TASK:
Open with the line that has "Convert this chart to D3.js code."; close with the line that has "1, 0, 1, 0, 0];". Retype those lines exactly, images excluded.

**** RECORDS PROVIDED

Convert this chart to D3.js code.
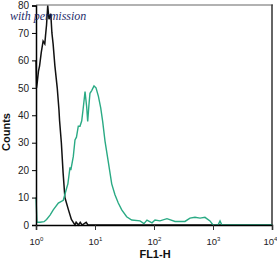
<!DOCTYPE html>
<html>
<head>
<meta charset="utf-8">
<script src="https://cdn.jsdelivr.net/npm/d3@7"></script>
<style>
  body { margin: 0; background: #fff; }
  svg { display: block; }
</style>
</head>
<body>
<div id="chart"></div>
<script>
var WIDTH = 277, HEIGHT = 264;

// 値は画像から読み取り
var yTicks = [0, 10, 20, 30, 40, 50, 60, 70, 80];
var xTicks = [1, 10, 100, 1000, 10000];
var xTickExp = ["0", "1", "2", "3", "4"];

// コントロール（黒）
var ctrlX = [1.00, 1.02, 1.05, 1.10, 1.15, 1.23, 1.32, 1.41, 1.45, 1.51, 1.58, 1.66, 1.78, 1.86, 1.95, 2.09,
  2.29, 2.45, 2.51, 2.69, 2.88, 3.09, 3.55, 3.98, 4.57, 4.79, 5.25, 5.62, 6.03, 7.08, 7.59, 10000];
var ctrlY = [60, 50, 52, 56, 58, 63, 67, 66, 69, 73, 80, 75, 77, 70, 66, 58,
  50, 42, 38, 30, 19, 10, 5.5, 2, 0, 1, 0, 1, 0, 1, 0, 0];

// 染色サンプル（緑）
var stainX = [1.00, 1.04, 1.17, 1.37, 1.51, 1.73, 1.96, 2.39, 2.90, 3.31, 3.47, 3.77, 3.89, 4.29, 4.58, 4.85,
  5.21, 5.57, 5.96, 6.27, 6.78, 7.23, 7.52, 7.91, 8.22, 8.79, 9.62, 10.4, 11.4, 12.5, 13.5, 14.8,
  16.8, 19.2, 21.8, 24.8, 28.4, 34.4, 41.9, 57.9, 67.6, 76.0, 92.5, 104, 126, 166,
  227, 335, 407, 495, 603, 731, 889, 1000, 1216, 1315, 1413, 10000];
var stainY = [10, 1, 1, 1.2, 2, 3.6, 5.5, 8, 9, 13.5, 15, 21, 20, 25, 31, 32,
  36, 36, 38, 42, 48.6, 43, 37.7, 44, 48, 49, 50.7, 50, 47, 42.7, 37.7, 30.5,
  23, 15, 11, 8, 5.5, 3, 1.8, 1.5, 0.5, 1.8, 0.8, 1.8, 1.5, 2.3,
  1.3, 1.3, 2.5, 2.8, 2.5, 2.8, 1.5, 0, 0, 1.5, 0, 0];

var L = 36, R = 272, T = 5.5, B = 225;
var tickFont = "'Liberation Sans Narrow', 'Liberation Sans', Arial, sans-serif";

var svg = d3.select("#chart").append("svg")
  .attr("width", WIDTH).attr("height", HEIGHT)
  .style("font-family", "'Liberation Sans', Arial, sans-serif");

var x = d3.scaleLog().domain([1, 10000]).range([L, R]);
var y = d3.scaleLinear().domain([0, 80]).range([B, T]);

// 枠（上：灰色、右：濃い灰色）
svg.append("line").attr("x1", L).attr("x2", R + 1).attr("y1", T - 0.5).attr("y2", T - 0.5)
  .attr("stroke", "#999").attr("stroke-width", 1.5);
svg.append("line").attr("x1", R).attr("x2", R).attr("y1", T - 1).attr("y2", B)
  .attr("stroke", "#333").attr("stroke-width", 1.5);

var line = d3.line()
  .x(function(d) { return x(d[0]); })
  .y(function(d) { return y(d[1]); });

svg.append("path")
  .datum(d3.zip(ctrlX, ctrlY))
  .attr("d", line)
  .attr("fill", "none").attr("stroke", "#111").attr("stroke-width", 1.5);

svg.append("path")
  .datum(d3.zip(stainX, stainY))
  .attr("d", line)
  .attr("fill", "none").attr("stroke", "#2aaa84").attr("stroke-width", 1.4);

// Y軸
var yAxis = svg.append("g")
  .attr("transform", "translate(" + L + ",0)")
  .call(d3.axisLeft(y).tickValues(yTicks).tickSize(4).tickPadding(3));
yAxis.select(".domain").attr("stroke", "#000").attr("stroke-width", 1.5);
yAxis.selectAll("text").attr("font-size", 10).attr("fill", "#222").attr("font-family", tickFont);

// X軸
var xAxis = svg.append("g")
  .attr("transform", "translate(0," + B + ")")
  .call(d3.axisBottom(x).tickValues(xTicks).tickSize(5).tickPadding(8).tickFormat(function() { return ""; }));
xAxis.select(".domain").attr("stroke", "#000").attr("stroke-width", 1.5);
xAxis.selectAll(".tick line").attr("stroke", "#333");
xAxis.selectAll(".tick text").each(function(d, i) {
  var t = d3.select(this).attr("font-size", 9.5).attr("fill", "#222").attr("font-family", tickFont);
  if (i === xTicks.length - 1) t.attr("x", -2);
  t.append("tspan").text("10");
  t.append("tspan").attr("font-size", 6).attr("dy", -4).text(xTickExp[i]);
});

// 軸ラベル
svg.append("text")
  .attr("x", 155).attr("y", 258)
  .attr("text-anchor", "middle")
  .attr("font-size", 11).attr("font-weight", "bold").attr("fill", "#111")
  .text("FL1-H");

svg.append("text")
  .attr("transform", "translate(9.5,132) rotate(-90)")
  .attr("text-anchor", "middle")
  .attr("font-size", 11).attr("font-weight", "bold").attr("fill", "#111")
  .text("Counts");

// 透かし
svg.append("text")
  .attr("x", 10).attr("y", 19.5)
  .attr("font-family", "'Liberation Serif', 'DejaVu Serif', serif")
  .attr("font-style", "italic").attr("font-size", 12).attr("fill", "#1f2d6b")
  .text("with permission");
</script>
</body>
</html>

********
**** RECORDS PROVIDED

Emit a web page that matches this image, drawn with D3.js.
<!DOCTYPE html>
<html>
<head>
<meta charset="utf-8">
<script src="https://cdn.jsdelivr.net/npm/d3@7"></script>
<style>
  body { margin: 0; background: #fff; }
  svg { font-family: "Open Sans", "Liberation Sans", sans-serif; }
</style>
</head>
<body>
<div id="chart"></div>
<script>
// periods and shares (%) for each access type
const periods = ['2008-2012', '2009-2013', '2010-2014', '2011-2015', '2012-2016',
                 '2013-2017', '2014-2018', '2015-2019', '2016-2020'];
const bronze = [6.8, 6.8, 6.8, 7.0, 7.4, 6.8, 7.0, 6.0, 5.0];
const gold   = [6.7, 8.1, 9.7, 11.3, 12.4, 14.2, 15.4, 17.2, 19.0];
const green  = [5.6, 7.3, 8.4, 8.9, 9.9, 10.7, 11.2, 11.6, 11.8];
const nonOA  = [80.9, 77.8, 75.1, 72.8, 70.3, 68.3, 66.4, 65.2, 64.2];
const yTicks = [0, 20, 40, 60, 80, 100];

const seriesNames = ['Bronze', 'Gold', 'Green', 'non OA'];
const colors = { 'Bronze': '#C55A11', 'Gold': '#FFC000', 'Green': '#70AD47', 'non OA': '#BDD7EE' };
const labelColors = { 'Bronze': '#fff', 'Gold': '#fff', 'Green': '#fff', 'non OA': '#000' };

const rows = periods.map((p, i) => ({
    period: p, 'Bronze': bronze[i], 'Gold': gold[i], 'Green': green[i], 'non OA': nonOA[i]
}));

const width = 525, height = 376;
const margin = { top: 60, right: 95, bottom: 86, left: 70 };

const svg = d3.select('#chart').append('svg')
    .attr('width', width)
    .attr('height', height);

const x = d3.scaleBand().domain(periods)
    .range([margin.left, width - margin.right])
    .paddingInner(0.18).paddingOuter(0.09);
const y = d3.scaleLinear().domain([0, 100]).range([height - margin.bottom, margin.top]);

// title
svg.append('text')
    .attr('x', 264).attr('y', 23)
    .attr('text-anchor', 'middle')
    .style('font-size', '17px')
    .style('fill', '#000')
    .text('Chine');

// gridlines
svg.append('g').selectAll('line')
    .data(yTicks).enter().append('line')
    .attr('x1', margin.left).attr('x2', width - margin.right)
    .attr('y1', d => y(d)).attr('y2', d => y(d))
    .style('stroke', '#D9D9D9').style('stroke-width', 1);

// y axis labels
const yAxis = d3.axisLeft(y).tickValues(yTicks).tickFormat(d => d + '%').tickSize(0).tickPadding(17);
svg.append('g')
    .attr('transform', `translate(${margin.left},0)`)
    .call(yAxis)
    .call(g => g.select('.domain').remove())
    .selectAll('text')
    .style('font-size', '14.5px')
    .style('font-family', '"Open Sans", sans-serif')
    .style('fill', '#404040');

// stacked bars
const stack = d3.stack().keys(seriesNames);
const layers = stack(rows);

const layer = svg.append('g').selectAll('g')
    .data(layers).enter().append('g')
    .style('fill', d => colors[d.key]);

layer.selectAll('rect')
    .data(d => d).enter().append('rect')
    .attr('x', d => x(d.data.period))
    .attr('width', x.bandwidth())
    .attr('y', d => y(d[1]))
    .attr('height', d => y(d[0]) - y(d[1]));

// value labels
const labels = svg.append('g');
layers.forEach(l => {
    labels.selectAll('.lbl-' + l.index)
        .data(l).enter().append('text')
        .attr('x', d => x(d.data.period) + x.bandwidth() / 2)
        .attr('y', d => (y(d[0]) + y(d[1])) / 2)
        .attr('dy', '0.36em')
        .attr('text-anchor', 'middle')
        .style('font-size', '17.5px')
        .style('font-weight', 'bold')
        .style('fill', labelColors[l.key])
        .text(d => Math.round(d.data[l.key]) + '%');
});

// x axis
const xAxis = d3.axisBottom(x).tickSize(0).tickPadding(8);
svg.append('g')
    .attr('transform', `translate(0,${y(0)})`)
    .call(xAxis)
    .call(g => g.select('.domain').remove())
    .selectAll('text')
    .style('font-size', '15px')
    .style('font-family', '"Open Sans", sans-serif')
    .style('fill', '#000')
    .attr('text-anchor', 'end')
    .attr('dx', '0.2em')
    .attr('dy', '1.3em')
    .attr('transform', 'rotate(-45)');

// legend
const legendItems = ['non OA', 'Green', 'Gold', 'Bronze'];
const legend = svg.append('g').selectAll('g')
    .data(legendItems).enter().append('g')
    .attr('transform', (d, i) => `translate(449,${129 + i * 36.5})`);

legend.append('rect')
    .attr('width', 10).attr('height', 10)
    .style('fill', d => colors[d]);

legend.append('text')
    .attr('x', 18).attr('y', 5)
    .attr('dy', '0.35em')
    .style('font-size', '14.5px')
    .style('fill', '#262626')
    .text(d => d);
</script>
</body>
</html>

********

RESULT OF THIS EXERCISE:
Convert this chart to D3.js code.
<!DOCTYPE html>
<html>
<head>
<meta charset="utf-8">
<script src="https://cdn.jsdelivr.net/npm/d3@7"></script>
<style>
  body { margin: 0; background: #fff; }
  svg { display: block; }
</style>
</head>
<body>
<div id="chart"></div>
<script>
var WIDTH = 277, HEIGHT = 264;

// 値は画像から読み取り
var yTicks = [0, 10, 20, 30, 40, 50, 60, 70, 80];
var xTicks = [1, 10, 100, 1000, 10000];
var xTickExp = ["0", "1", "2", "3", "4"];

// コントロール（黒）
var ctrlX = [1.00, 1.02, 1.05, 1.10, 1.15, 1.23, 1.32, 1.41, 1.45, 1.51, 1.58, 1.66, 1.78, 1.86, 1.95, 2.09,
  2.29, 2.45, 2.51, 2.69, 2.88, 3.09, 3.55, 3.98, 4.57, 4.79, 5.25, 5.62, 6.03, 7.08, 7.59, 10000];
var ctrlY = [60, 50, 52, 56, 58, 63, 67, 66, 69, 73, 80, 75, 77, 70, 66, 58,
  50, 42, 38, 30, 19, 10, 5.5, 2, 0, 1, 0, 1, 0, 1, 0, 0];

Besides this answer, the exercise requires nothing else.